• _Stored data_:
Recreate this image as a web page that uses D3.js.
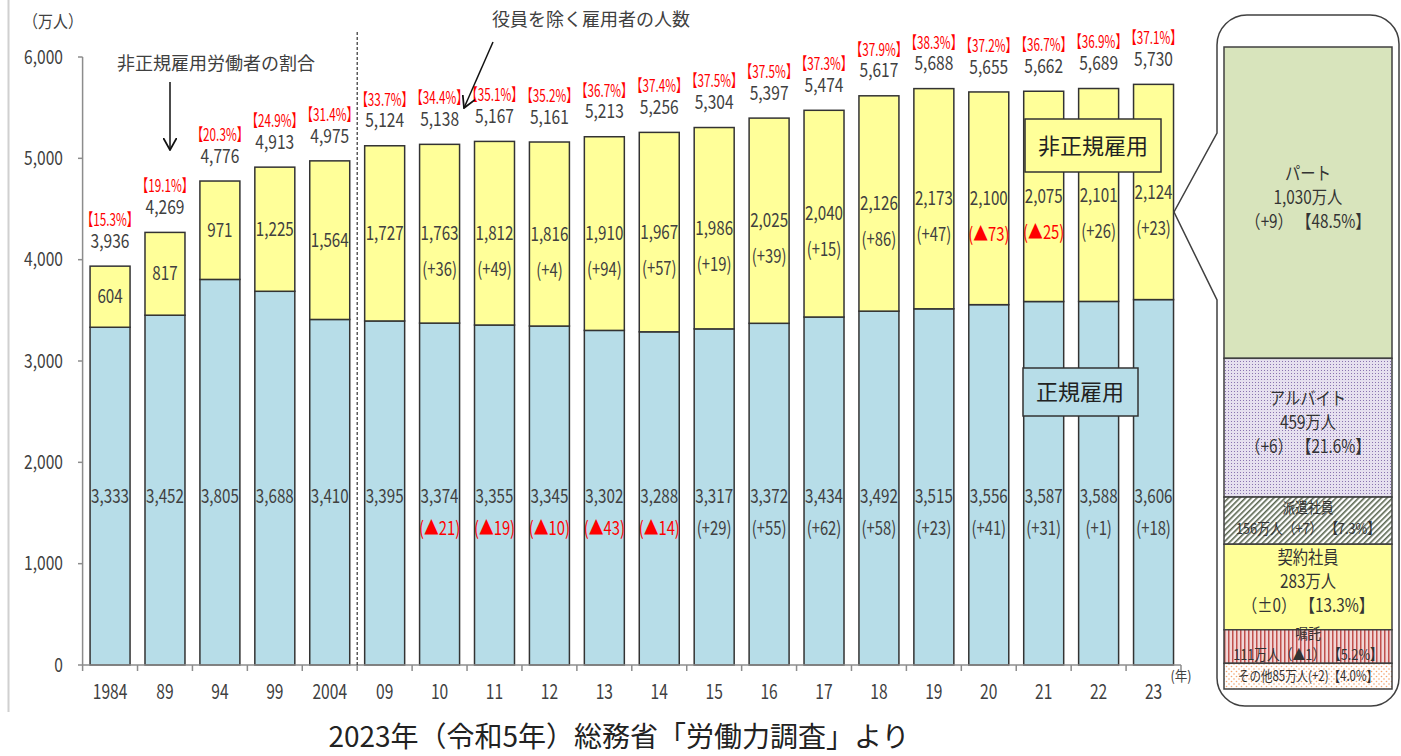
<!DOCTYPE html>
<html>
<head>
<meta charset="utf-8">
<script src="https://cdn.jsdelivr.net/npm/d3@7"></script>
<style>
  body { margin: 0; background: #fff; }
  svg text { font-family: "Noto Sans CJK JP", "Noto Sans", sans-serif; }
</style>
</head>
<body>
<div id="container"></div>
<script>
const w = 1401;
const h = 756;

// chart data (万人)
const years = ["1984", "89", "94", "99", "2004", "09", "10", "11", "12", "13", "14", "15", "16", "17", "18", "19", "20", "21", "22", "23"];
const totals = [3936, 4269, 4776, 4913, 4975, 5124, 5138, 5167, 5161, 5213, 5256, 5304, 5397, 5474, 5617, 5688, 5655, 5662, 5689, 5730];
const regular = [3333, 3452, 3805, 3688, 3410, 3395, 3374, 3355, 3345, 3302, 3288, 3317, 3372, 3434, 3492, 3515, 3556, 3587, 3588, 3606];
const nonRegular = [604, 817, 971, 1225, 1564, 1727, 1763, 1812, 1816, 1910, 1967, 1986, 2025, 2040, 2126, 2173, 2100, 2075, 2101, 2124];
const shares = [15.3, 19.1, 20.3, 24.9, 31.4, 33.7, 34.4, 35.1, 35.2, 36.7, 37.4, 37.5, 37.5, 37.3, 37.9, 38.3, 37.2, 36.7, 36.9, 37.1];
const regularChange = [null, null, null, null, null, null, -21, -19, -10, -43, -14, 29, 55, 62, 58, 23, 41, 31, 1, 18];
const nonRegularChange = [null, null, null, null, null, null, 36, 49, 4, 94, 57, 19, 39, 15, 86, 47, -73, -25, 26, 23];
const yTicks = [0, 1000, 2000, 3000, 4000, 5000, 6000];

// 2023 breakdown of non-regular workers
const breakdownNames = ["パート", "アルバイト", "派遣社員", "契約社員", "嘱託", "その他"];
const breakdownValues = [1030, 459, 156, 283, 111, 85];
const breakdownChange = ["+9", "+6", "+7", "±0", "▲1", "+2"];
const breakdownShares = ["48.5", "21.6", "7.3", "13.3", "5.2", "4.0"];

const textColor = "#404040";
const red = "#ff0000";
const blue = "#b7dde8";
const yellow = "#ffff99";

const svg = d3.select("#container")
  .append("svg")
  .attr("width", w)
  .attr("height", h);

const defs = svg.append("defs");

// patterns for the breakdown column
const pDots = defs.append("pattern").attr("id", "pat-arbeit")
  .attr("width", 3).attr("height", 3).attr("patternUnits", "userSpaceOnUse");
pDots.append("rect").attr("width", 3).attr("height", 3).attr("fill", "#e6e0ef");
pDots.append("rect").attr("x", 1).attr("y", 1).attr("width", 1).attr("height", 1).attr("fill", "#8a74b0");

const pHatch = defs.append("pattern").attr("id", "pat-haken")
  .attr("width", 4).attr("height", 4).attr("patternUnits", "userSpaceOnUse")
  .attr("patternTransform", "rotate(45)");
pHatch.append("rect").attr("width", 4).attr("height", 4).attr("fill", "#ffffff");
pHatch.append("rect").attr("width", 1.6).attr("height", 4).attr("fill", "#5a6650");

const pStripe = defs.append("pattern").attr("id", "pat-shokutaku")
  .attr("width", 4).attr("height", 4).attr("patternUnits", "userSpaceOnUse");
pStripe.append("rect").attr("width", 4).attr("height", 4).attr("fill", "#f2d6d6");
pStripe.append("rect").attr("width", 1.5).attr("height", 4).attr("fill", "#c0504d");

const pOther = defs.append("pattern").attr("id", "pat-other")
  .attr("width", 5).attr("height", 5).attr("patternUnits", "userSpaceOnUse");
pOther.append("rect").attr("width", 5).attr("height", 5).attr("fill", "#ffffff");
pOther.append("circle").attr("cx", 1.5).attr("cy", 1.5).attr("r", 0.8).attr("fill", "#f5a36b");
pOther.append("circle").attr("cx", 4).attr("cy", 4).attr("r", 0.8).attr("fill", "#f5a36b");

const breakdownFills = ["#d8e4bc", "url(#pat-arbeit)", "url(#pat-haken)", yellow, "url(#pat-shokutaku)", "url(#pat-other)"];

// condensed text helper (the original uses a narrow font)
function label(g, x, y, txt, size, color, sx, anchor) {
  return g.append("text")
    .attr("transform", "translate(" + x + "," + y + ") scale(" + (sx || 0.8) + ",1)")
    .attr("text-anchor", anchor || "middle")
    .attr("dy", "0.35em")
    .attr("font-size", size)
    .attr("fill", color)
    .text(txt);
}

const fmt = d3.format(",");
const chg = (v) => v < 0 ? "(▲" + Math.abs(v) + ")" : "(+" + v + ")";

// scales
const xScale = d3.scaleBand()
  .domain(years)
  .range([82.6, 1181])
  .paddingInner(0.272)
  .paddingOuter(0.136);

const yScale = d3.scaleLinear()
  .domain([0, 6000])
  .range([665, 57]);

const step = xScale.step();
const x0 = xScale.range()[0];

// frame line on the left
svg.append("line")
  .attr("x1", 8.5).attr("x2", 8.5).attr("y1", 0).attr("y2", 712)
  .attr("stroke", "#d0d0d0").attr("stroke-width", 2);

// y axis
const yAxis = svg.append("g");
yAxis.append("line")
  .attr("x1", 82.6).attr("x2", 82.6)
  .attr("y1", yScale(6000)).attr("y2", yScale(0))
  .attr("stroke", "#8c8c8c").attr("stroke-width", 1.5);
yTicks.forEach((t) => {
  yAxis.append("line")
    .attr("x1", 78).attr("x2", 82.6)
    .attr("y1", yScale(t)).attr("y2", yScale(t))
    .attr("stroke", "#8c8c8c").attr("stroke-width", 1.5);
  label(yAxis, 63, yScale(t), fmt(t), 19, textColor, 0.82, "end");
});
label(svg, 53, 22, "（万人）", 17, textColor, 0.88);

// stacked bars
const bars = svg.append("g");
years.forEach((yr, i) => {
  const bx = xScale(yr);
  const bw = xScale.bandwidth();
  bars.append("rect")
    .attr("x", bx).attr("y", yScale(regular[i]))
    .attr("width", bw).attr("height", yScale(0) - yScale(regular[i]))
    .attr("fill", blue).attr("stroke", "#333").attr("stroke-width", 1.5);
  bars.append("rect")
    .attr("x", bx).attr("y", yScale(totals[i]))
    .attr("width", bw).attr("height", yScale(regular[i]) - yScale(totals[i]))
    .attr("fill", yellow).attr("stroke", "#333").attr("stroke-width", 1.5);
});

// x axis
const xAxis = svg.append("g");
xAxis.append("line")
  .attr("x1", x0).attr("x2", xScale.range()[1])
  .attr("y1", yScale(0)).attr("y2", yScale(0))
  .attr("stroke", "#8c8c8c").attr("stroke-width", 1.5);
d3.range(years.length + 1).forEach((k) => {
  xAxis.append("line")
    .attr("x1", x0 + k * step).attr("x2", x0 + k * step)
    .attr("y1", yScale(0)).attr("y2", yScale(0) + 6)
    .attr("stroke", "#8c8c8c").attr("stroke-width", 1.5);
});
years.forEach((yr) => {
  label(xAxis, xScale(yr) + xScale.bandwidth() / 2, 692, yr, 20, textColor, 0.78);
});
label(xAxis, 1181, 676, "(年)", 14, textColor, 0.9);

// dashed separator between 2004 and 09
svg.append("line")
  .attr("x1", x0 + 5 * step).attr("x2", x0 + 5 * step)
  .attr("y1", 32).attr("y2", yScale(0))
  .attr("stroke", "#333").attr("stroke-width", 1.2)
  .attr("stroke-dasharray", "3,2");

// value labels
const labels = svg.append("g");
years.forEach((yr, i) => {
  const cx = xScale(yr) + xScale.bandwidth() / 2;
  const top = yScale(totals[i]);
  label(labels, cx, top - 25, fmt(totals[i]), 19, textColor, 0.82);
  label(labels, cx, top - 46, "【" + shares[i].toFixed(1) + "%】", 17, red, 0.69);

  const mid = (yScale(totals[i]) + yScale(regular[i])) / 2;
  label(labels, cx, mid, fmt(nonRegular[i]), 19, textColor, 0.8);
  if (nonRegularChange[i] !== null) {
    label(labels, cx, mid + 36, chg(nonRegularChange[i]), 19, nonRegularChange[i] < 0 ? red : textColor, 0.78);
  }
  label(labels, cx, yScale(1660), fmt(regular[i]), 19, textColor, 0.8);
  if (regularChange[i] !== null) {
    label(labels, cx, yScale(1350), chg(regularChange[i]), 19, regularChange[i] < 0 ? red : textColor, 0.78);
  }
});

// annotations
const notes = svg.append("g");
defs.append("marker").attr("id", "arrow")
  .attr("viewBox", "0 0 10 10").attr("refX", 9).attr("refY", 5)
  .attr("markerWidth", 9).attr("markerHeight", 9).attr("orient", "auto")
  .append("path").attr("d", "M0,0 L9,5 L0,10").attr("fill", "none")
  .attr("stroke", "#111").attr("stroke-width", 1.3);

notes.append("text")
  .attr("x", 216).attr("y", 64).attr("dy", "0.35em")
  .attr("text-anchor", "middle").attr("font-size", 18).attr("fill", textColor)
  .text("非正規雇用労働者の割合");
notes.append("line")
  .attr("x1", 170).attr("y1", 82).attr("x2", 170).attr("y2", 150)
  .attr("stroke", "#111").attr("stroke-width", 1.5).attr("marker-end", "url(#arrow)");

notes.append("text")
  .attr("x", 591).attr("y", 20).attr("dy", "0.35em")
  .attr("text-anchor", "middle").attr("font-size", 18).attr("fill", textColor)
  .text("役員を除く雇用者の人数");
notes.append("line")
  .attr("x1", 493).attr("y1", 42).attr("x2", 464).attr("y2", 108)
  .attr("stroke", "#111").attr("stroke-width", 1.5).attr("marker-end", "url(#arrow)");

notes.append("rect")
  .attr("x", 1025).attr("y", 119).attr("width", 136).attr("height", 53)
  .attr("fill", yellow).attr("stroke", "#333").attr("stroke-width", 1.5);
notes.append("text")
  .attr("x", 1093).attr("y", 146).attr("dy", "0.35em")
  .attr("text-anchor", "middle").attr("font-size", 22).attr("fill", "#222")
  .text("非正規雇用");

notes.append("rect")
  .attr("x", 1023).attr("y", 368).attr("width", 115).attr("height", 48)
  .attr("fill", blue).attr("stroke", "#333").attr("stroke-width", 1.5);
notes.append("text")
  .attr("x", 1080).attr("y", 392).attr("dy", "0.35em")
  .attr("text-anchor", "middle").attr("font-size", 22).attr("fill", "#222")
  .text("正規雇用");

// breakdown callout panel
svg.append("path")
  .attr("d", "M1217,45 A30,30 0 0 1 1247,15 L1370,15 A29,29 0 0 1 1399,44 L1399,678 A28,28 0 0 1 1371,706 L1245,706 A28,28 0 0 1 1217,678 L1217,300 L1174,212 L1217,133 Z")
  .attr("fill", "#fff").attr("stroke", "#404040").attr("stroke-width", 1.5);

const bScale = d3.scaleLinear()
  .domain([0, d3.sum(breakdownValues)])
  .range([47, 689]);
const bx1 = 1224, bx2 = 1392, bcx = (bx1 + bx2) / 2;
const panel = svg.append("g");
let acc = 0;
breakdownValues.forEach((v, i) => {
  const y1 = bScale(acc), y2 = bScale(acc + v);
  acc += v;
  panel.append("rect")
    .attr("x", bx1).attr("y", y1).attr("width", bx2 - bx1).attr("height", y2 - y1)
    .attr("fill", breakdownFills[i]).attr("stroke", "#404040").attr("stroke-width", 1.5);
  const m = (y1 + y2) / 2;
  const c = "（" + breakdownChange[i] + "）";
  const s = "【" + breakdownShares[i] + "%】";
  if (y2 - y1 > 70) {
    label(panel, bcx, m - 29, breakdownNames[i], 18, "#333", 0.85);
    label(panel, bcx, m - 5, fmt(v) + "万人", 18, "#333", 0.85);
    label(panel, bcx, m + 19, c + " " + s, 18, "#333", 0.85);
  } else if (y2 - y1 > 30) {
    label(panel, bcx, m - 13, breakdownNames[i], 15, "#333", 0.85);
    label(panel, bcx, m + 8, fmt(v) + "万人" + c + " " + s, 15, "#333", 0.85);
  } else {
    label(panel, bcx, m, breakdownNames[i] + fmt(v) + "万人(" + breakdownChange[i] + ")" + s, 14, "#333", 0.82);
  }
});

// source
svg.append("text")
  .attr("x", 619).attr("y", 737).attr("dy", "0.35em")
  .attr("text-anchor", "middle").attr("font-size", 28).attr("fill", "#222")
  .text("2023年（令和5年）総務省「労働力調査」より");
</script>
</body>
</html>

• _Description of the task_: Starting at the top of the listing above, please restate word for word each line up to and including the one that holds "const h = 756;", omitting every image.

• _The reply_:
Recreate this image as a web page that uses D3.js.
<!DOCTYPE html>
<html>
<head>
<meta charset="utf-8">
<script src="https://cdn.jsdelivr.net/npm/d3@7"></script>
<style>
  body { margin: 0; background: #fff; }
  svg text { font-family: "Noto Sans CJK JP", "Noto Sans", sans-serif; }
</style>
</head>
<body>
<div id="container"></div>
<script>
const w = 1401;
const h = 756;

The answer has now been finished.